Sabrina è diventato Riverdale. Per quanto chi scrive non abbia effettivamente visto la serie che incarna il secondo elemento del paragone, la quantità di input, argomentazioni ed esempi a favore ricevuti da chi ha effettivamente seguito l’altro show del team Archie Productions è piuttosto spiazzante. Alla sua base, tale paragone non suona e non è affatto lusinghiero. Tutt’altro. È testimone di un processo di svilimento delle tematiche, di confusione e abbassamento nei toni del racconto, di eccessiva e incontrollata iniezione di elementi da teen drama di serie C in vena ad una serie che, a ben vedere, era già a un passo dall’overdose.

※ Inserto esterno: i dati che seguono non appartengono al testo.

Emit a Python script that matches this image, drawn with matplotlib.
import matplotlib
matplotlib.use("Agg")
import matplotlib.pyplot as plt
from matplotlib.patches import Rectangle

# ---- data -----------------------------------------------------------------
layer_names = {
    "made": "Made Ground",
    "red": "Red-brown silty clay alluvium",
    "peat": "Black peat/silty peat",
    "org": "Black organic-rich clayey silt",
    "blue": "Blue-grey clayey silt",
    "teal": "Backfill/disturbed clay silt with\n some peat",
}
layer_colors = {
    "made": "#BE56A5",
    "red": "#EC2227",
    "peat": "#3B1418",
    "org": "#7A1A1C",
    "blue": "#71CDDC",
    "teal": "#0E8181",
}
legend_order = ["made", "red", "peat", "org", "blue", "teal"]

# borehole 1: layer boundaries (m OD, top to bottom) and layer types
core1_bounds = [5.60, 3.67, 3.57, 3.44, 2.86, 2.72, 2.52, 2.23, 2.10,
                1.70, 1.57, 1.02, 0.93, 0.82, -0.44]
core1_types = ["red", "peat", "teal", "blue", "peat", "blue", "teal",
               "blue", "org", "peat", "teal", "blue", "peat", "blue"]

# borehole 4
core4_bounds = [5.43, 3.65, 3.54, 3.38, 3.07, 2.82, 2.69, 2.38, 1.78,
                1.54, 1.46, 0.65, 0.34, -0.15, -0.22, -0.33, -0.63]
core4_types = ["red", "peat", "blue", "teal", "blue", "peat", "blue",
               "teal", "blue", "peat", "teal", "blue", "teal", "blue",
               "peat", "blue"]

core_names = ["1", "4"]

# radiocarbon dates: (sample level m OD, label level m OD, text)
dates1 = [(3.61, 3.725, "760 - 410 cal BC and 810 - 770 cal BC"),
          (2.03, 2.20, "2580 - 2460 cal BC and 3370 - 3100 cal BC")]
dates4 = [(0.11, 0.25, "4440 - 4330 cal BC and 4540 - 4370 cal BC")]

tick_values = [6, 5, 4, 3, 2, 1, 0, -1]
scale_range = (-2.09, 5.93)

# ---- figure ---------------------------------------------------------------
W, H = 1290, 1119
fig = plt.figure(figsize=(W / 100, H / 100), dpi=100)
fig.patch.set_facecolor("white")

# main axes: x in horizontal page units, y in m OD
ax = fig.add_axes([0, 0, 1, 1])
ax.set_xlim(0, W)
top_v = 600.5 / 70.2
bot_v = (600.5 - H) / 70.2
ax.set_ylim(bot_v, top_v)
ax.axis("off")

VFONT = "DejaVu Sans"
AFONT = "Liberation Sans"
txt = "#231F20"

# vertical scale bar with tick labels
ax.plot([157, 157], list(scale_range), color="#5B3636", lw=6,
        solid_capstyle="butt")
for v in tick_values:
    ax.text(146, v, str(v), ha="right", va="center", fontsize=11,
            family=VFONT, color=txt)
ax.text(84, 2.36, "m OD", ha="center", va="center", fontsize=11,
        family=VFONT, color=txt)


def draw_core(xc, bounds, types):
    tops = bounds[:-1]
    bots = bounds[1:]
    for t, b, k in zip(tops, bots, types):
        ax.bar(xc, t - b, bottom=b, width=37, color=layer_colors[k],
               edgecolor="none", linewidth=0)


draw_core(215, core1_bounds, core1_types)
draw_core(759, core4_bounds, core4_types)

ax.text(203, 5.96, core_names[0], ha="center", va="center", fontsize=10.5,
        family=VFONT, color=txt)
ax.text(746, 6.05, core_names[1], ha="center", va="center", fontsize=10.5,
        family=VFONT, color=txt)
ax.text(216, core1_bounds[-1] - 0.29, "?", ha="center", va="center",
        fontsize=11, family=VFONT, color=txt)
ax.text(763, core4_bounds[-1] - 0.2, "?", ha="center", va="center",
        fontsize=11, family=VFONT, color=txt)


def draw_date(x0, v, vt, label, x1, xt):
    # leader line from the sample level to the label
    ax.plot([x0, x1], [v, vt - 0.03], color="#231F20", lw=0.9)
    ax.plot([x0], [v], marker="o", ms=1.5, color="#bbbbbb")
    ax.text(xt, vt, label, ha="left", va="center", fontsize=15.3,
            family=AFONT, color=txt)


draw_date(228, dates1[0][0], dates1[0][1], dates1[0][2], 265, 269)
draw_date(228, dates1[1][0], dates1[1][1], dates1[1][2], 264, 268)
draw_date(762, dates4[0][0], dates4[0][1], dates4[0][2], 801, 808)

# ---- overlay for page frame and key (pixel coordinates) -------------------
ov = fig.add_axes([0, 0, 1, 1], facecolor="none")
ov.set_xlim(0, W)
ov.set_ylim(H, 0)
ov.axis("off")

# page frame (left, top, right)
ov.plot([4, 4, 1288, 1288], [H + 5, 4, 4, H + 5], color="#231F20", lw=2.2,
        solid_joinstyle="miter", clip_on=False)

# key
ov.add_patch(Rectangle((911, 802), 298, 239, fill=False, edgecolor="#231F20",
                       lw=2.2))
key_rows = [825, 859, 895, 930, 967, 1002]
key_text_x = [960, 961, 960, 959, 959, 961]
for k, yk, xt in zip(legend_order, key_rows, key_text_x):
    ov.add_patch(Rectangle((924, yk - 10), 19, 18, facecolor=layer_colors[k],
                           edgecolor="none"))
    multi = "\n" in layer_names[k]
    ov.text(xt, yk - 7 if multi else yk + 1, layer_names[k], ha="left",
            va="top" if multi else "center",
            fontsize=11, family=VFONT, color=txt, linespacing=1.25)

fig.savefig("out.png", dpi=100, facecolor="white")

Tutti elementi tranquillamente riscontrabili, in questa terza stagione di Sabrina, senza la necessità di andare alla ricerca di chissà quali pattern metanarrativi e di mercato. Eppure l’affermazione resta interessante. O meglio: lo diventa – nel momento in cui si accodano le giuste domande.
“Perché Sabrina è diventato Riverdale?” è un ottimo punto di partenza. Sarebbe ingenuo, in fondo, pensare che a così alti livelli di produzione agli scrittori sia semplicemente “permesso” di decidere “ma sì, infiliamo almeno tre gratuite coreografie da cheerleader; con tanto di canto!” in una storia con Satana e Lilith tra i suoi personaggi. Che dietro simili scelte ci sia un preciso intento è piuttosto scontato. Simili scelte modificano il tono; determinati tipi di tono respingono e attraggono determinati tipi di pubblico, determinati tipi di target; determinati tipi di target sono più fedeli, ergo più redditizi, di altri. Sia chiaro: non se ne vuole fare un mero discorso di ricavi e di guadagni. Nella maggior parte dei casi, un target definito ed inequivocabile ha i suoi indubbi vantaggi anche per il consumatore, poiché il prodotto, anziché offrire “un po’ di tutto a tutti”, offre a coloro che sono effettivamente interessati un’esperienza più appagante. Più personale.
Che piaccia o no, la terza stagione di Sabrina ha fatto proprio questo: ha ristretto il suo target. Ha mantenuto quel tanto di struttura e trama necessaria a illudere che la serie abbia ancora una storia che tratta di streghe, inferno e divinità pagane, solo per riempire gli spazi lasciati vuoti di triangoli (quadrati? Dodecaedri?) amorosi, di colpi di scena da B-movie e di modelli palestrati con la tendenza a dimenticare la maglietta a casa.
Di certo, chiunque abbia iniziato a seguire le Terrificanti Avventure di Sabrina con l’intento di scoprire tra i meandri del suo copione una sensibile esplorazione del conflitto insito nel trovarsi separati tra due (tre?) mondi non sarà andato oltre la prima stagione; forse persino la prima puntata. Tematicamente parlando, la serie non è mai stata in grado di dare chissà quali spunti di riflessione sulla condizione umana o – volendo ridurre la prospettiva – sulla condizione adolescenziale. Quindi perché sprecare energie su quello che non sarà mai (e non sarebbe mai dovuto essere) un punto di forza? Nel suo essere considerevolmente più “trash”, più “cringe” (parole che ormai vogliono dire tutto e niente) delle due stagioni che l’hanno preceduta, la terza stagione di Sabrina è, paradossalmente, molto più onesta nei confronti di sé stessa e del suo target. Nel mandare all’inferno qualsiasi forma di coerenza interna e di Worldbuilding, nel gettare la sua protagonista all’interno di schemi cosmico-universali sempre più colossalmente assurdi (e sempre più comicamente minimizzati rispetto quella che dovrebbe essere la loro “realistica” magnitudo), la serie lancia una chiara, forse necessaria dichiarazione d’intenti: “no, ragazzi, tranquilli: non ci stiamo prendendo sul serio”.
E meno male. Meno male, perché una simile consapevolezza d’intento potrebbe bastare a cambiare la percezione di molti. A consentire, a chi ancora si illudeva di poter prendere Sabrina completamente sul serio, di adottare un cambio d’atteggiamento graduale e indolore. Di continuare a godersi l’assoluta assurdità del viaggio. Ma sia chiaro: pur disposti a chiudere un occhio e mezzo, questa terza stagione ha camminato su un filo di rasoio molto, molto appuntito, forte di un equilibrio estremamente precario. Arrivati a questo punto, una spinta di troppo da una parte o dall’altra potrebbe determinare un capitombolo di proporzioni epiche.
Oh, beh: se non altro avremo ancora Hilda.